做了好几遍 都没有做到全对 下面来写一下我对这章课后习题的理解,算是加深一点印象吧。
1.
You are working on a spam classification system using regularized logistic regression. "Spam" is a positive class (y = 1) and "not spam" is the negative class (y = 0). You have trained your classifier and there are m = 1000 examples in the cross-validation set. The chart of predicted class vs. actual class is:
Actual Class: 1 | Actual Class: 0 | |
Predicted Class: 1 | 85 | 890 |
Predicted Class: 0 | 15 | 10 |
For reference:
- Accuracy = (true positives + true negatives) / (total examples)

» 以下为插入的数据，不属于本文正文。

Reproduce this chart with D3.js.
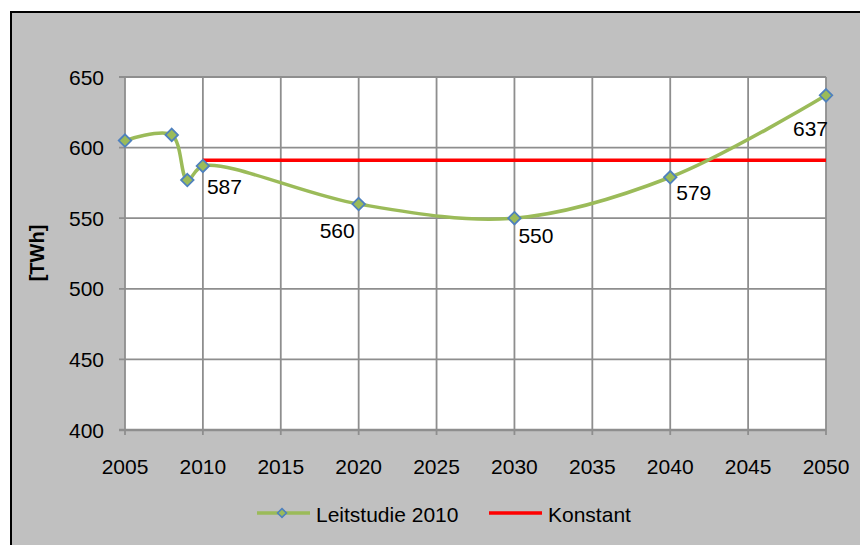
<!DOCTYPE html>
<html>
<head>
<meta charset="utf-8">
<script src="https://cdn.jsdelivr.net/npm/d3@7"></script>
<style>
  body { margin: 0; background: #fff; }
  svg text { font-family: "Liberation Sans", Arial, sans-serif; }
</style>
</head>
<body>
<svg width="860" height="545"></svg>
<script>
// data
var years = [2005, 2008, 2009, 2010, 2020, 2030, 2040, 2050];
var leitstudie = [605, 609, 577, 587, 560, 550, 579, 637];
var labelYears = [2010, 2020, 2030, 2040, 2050];
var konstantYears = [2010, 2050];
var konstant = [591, 591];
var xTicks = [2005, 2010, 2015, 2020, 2025, 2030, 2035, 2040, 2045, 2050];
var yTicks = [400, 450, 500, 550, 600, 650];

function main() {
    var svg = d3.select("svg");
    var green = "#9bbb59", blue = "#4f81bd", red = "#ff0000", grid = "#8e8e8e";

    // chart frame
    svg.append("rect").attr("x", 11).attr("y", 12).attr("width", 860).attr("height", 545)
        .attr("fill", "#c0c0c0").attr("stroke", "#000").attr("stroke-width", 2);

    var left = 125, right = 826, top = 77, bottom = 430;
    var x = d3.scaleLinear().domain([2005, 2050]).range([left, right]);
    var y = d3.scaleLinear().domain([400, 650]).range([bottom, top]);

    svg.append("rect").attr("x", left).attr("y", top)
        .attr("width", right - left).attr("height", bottom - top).attr("fill", "#fff");

    // gridlines
    svg.append("g").selectAll("line").data(xTicks).enter().append("line")
        .attr("x1", d => x(d)).attr("x2", d => x(d))
        .attr("y1", top).attr("y2", bottom + 5)
        .attr("stroke", grid).attr("stroke-width", 1.8);
    svg.append("g").selectAll("line").data(yTicks).enter().append("line")
        .attr("x1", left - 6).attr("x2", right)
        .attr("y1", d => y(d)).attr("y2", d => y(d))
        .attr("stroke", grid).attr("stroke-width", d => d == 400 ? 2.4 : 1.8);

    // axis labels
    svg.append("g").selectAll("text").data(yTicks).enter().append("text")
        .attr("x", 104).attr("y", d => y(d)).attr("dy", "0.36em")
        .attr("text-anchor", "end").attr("font-size", "21px").text(d => d);
    svg.append("g").selectAll("text").data(xTicks).enter().append("text")
        .attr("x", d => x(d)).attr("y", 474)
        .attr("text-anchor", "middle").attr("font-size", "21px").text(d => d);

    svg.append("text")
        .attr("transform", "translate(44,253) rotate(-90)")
        .attr("text-anchor", "middle").attr("font-size", "20px").attr("font-weight", "bold")
        .text("[TWh]");

    // constant line
    var kLine = d3.line().x((d, i) => x(konstantYears[i])).y(d => y(d));
    svg.append("path").attr("d", kLine(konstant))
        .attr("fill", "none").attr("stroke", red).attr("stroke-width", 3.5);

    // smoothed series
    var pts = years.map((yr, i) => ({ year: yr, value: leitstudie[i] }));
    var line = d3.line().x(d => x(d.year)).y(d => y(d.value)).curve(d3.curveCatmullRom.alpha(0.5));
    svg.append("path").attr("d", line(pts))
        .attr("fill", "none").attr("stroke", green).attr("stroke-width", 3.5);

    var diamond = d3.symbol().type(d3.symbolDiamond2).size(100);
    svg.append("g").selectAll("path").data(pts).enter().append("path")
        .attr("d", diamond)
        .attr("transform", d => "translate(" + x(d.year) + "," + y(d.value) + ")")
        .attr("fill", green).attr("stroke", blue).attr("stroke-width", 1.8);

    // data labels (offset per label, like the original)
    var labelOffset = { 2010: [4, 28], 2020: [-39, 34], 2030: [4, 25], 2040: [6, 23], 2050: [-33, 41] };
    svg.append("g").selectAll("text").data(pts.filter(d => labelYears.indexOf(d.year) >= 0))
        .enter().append("text")
        .attr("x", d => x(d.year) + labelOffset[d.year][0])
        .attr("y", d => y(d.value) + labelOffset[d.year][1])
        .attr("font-size", "21px").text(d => d.value);

    // legend
    var lg = svg.append("g");
    lg.append("line").attr("x1", 257).attr("x2", 310).attr("y1", 513).attr("y2", 513)
        .attr("stroke", green).attr("stroke-width", 3.5);
    lg.append("path").attr("d", d3.symbol().type(d3.symbolDiamond2).size(50))
        .attr("transform", "translate(282,513)")
        .attr("fill", green).attr("stroke", blue).attr("stroke-width", 1.6);
    lg.append("text").attr("x", 316).attr("y", 522).attr("font-size", "21px").text("Leitstudie 2010");
    lg.append("line").attr("x1", 489).attr("x2", 542).attr("y1", 513).attr("y2", 513)
        .attr("stroke", red).attr("stroke-width", 3.5);
    lg.append("text").attr("x", 548).attr("y", 522).attr("font-size", "21px").text("Konstant");
}
main();
</script>
</body>
</html>
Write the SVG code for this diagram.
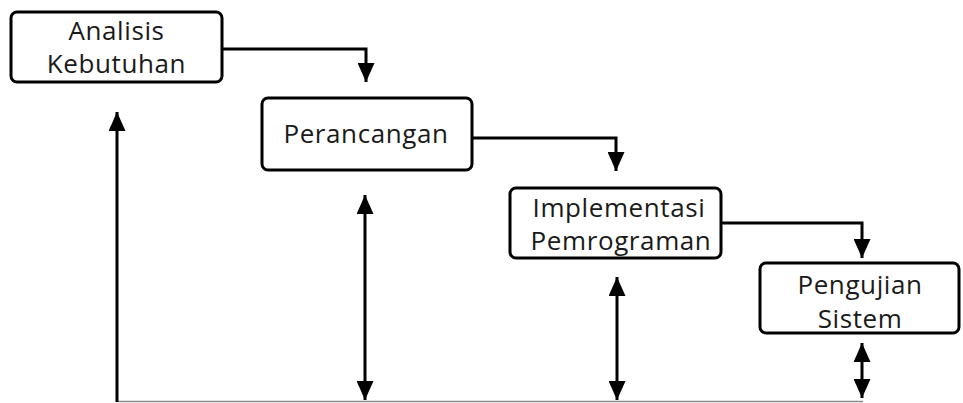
<svg xmlns="http://www.w3.org/2000/svg" width="963" height="403" viewBox="0 0 963 403">
  <style>
    .box { fill: #ffffff; stroke: #000000; stroke-width: 3; }
    .lbl { font-family: "Open Sans", Lato, "Liberation Sans", sans-serif; font-weight: 400; font-size: 26px; letter-spacing: 0.6px; fill: #1a1a1a; text-anchor: middle; }
    .wire { fill: none; stroke: #000000; stroke-width: 3; }
    .base { stroke: #8a8a8a; stroke-width: 1.5; }
  </style>
  <defs>
    <marker id="head" viewBox="0 0 19 17" refX="19" refY="8.5" markerWidth="19" markerHeight="17" markerUnits="userSpaceOnUse" orient="auto-start-reverse">
      <path d="M0,0 L19,8.5 L0,17 Z" fill="#000000"/>
    </marker>
  </defs>

  <rect width="963" height="403" fill="#ffffff"/>

  <g id="connectors">
    <!-- flow from one stage to the next -->
    <path class="wire" d="M222,49 H366 V82" marker-end="url(#head)"/>
    <path class="wire" d="M472,138 H616 V171" marker-end="url(#head)"/>
    <path class="wire" d="M721,223 H862 V258" marker-end="url(#head)"/>
    <!-- return paths along the base line -->
    <line class="base" x1="117" y1="401.5" x2="863" y2="401.5"/>
    <path class="wire" d="M117,402 V112" marker-end="url(#head)"/>
    <path class="wire" d="M365,195 V400" marker-start="url(#head)" marker-end="url(#head)"/>
    <path class="wire" d="M617,277 V400" marker-start="url(#head)" marker-end="url(#head)"/>
    <path class="wire" d="M862,343 V398" marker-start="url(#head)" marker-end="url(#head)"/>
  </g>

  <g id="analisis">
    <rect class="box" x="11" y="12" width="211" height="70" rx="6"/>
    <text class="lbl" x="116.5" y="40">Analisis</text>
    <text class="lbl" x="116.5" y="73">Kebutuhan</text>
  </g>

  <g id="perancangan">
    <rect class="box" x="262" y="98" width="210" height="72" rx="6"/>
    <text class="lbl" x="366" y="143">Perancangan</text>
  </g>

  <g id="implementasi">
    <rect class="box" x="510" y="188" width="211" height="70" rx="6"/>
    <text class="lbl" x="619" y="217">Implementasi</text>
    <text class="lbl" x="621" y="250">Pemrograman</text>
  </g>

  <g id="pengujian">
    <rect class="box" x="760" y="263" width="199" height="70" rx="6"/>
    <text class="lbl" x="860" y="294">Pengujian</text>
    <text class="lbl" x="860" y="328">Sistem</text>
  </g>
</svg>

- Precision = (true positives) / (true positives + false positives)
- Recall = (true positives) / (true positives + false negatives)
- F1 score = (2 * precision * recall) / (precision + recall)
What is the classifier's recall (as a value from 0 to 1)?
这边要求计算预测结果的召回率recall
根据公式 recall = True Positive / (True Positive + True Negative) = 85/ (85+15)=0.85
如果是计算 precision = True Positive / (True Positive + False Positive) = 85/(85+890)=0.09
2.
Suppose a massive dataset is available for training a learning algorithm. Training on a lot of data is likely to give good performance when two of the following conditions hold true.
Which are the two?
We train a learning algorithm with a
large number of parameters (that is able to
learn/represent fairly complex functions).
We train a learning algorithm with a
small number of parameters (that is thus unlikely to
overfit).